What’s all that weird punctuation about? It reads like Christopher Walken dictated it while rollerskating down a cobbled hill. Stop being such an elitist and focus on the message.

Which is that Skittles are like immigrants, in that most are harmless but one or two might be murderers? Exactly!

I guess you could extrapolate that metaphor out to people who own guns, too. No! Just immigrants! Gun owners are nothing like Skittles. Anyone can see that.

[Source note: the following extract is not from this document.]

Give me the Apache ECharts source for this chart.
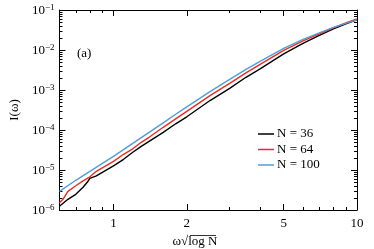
<!DOCTYPE html>
<html><head><meta charset="utf-8">
<script src="https://cdn.jsdelivr.net/npm/echarts@6/dist/echarts.min.js"></script>
<style>html,body{margin:0;padding:0;background:#fff}#c{width:374px;height:249px}</style>
</head><body><div id="c"></div>
<script>
// omega * sqrt(log N) values and I(omega) values
const omega36 = [0.6,0.65,0.7,0.75,0.78,0.8,0.85,0.9,1.0,1.1,1.2,1.3,1.4,1.6,1.8,2,2.5,3,3.5,4,5,6,7,8,9,10];
const I36 = [1.24e-6,1.85e-6,2.47e-6,3.69e-6,4.93e-6,6.20e-6,7.16e-6,8.76e-6,1.27e-5,1.85e-5,2.77e-5,3.91e-5,5.22e-5,8.76e-5,1.43e-4,2.14e-4,5.53e-4,1.10e-3,2.08e-3,3.39e-3,8.04e-3,1.47e-2,2.33e-2,3.39e-2,4.52e-2,5.69e-2];
const omega64 = [0.6,0.62,0.65,0.7,0.75,0.8,0.85,0.9,1.0,1.1,1.2,1.3,1.4,1.6,1.8,2,2.5,3,3.5,4,5,6,7,8,9,10];
const I64 = [1.51e-6,1.85e-6,2.93e-6,4.03e-6,5.37e-6,6.76e-6,9.28e-6,1.135e-5,1.65e-5,2.47e-5,3.39e-5,4.93e-5,6.57e-5,1.168e-4,1.905e-4,2.93e-4,7.37e-4,1.47e-3,2.69e-3,4.39e-3,9.83e-3,1.70e-2,2.54e-2,3.59e-2,4.79e-2,6.03e-2];
const omega100 = [0.6,0.7,0.8,0.9,1.0,1.2,1.4,1.6,1.8,2,2.5,3,3.5,4,5,6,7,8,9,10];
const I100 = [2.93e-6,5.53e-6,9.28e-6,1.47e-5,2.20e-5,4.65e-5,8.76e-5,1.51e-4,2.47e-4,3.80e-4,9.28e-4,1.85e-3,3.29e-3,5.22e-3,1.10e-2,1.85e-2,2.69e-2,3.69e-2,4.65e-2,5.69e-2];

const seriesNames = ['N = 36','N = 64','N = 100'];
const seriesColors = ['#000000','#f02a1e','#4c9fd9'];
const xMajorTicks = [1,2,5,10];
const xMinorTicks = [0.7,0.8,0.9,3,4,6,7,8,9];
const yDecades = [-6,-5,-4,-3,-2,-1];
const xMin = 0.6, xMax = 10;

const FONT = '"Liberation Serif","Times New Roman",serif';
const lg = Math.log10;
const toPts = (xs, ys) => xs.map((x, i) => [lg(x), lg(ys[i])]);
const yMinor = [];
for (let d = -6; d < -1; d++) for (let k = 2; k <= 9; k++) yMinor.push(d + lg(k));

const baseX = {type:'value', min: lg(xMin), max: lg(xMax), splitLine:{show:false}};
const baseY = {type:'value', min: -6, max: -1, splitLine:{show:false}};
const line = {show:true, onZero:false, lineStyle:{color:'#000', width:1}};
const noLine = {show:false, onZero:false};
function tick(len, vals){ return {show:true, inside:true, length:len, customValues: vals, lineStyle:{color:'#000', width:1}}; }

const xAxes = [
  Object.assign({}, baseX, {position:'bottom', axisLine: line, axisTick: tick(6, xMajorTicks.map(lg)),
    axisLabel:{show:true, customValues: xMajorTicks.map(lg), formatter: v => String(Math.round(Math.pow(10, v))), margin: 7, color:'#000', fontSize: 13, fontFamily: FONT}}),
  Object.assign({}, baseX, {position:'bottom', axisLine: noLine, axisTick: tick(3, xMinorTicks.map(lg)), axisLabel:{show:false}}),
  Object.assign({}, baseX, {position:'top', axisLine: line, axisTick: tick(6, xMajorTicks.map(lg)), axisLabel:{show:false}}),
  Object.assign({}, baseX, {position:'top', axisLine: noLine, axisTick: tick(3, xMinorTicks.map(lg)), axisLabel:{show:false}})
];
const yAxes = [
  Object.assign({}, baseY, {position:'left', axisLine: line, axisTick: tick(6, yDecades),
    name: 'I(ω)', nameLocation:'middle', nameGap: 34, nameRotate: 90, nameTextStyle:{color:'#000', fontSize:13, fontFamily: FONT},
    axisLabel:{show:true, customValues: yDecades, margin: 5, formatter: v => '{a|10}{b|' + (Math.round(v) < 0 ? '\u2212' + Math.abs(Math.round(v)) : Math.round(v)) + '}',
      rich:{a:{fontSize:13, fontFamily: FONT, color:'#000', lineHeight:14, verticalAlign:'bottom'}, b:{fontSize:9, fontFamily: FONT, color:'#000', verticalAlign:'top'}}}}),
  Object.assign({}, baseY, {position:'left', axisLine: noLine, axisTick: tick(3, yMinor), axisLabel:{show:false}}),
  Object.assign({}, baseY, {position:'right', axisLine: line, axisTick: tick(6, yDecades), axisLabel:{show:false}}),
  Object.assign({}, baseY, {position:'right', axisLine: noLine, axisTick: tick(3, yMinor), axisLabel:{show:false}})
];

const dataSets = [toPts(omega36, I36), toPts(omega64, I64), toPts(omega100, I100)];

const chart = echarts.init(document.getElementById('c'), null, {renderer:'canvas'});
chart.setOption({
  animation: false,
  backgroundColor: '#fff',
  grid: {left: 45, top: 10, width: 312, height: 200, containLabel: false},
  xAxis: xAxes,
  yAxis: yAxes,
  legend: {
    data: seriesNames, orient: 'vertical', left: 253, top: 122, icon: 'rect', itemWidth: 16, itemHeight: 1.5, itemGap: 1.5,
    textStyle: {color:'#000', fontSize: 13, lineHeight: 14, fontFamily: FONT, padding:[0,0,0,-2]}
  },
  graphic: [
    {type:'text', left: 77, top: 47, style:{text:'(a)', fill:'#000', font:'13px ' + FONT}},
    {type:'text', x: 195, y: 242, style:{text:'ω√log N', fill:'#000', font:'13px ' + FONT, align:'center', verticalAlign:'middle'}},
    {type:'line', shape:{x1: 190, y1: 235.5, x2: 216, y2: 235.5}, style:{stroke:'#000', lineWidth: 0.8}}
  ],
  series: dataSets.map((d, i) => ({
    name: seriesNames[i], type: 'line', data: d, symbol: 'none', smooth: false,
    xAxisIndex: 0, yAxisIndex: 0,
    lineStyle: {color: seriesColors[i], width: 1.4}, itemStyle: {color: seriesColors[i]}
  }))
});
</script></body></html>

Has Trump Jr’s tweet gone down well at Skittles HQ? Not exactly. Wrigley’s responded by saying: “Skittles are candy. Refugees are people. We don’t feel it is an appropriate analogy.” But then that’s exactly what they would say, the sympathisers.

They have a point, though. No, they don’t. It’s an entirely appropriate analogy. Skittles aren’t candy. They’re a threat to our national security.

Can’t you just admit that the tweet was a horrific dehumanisation of a community that sorely needs our help? Can’t you just answer me this: if I told you that three Skittles in every bowl could kill you, would you still eat a handful?

If it got me out of this poxy conversation, I’d eat the entire bowl. Fair point.

Do say: “Skittles: taste the rainbow of human life.”

Don’t say: “I’m Donald Trump and I approve this crazed, broken allegory for a problem that doesn’t really exist.”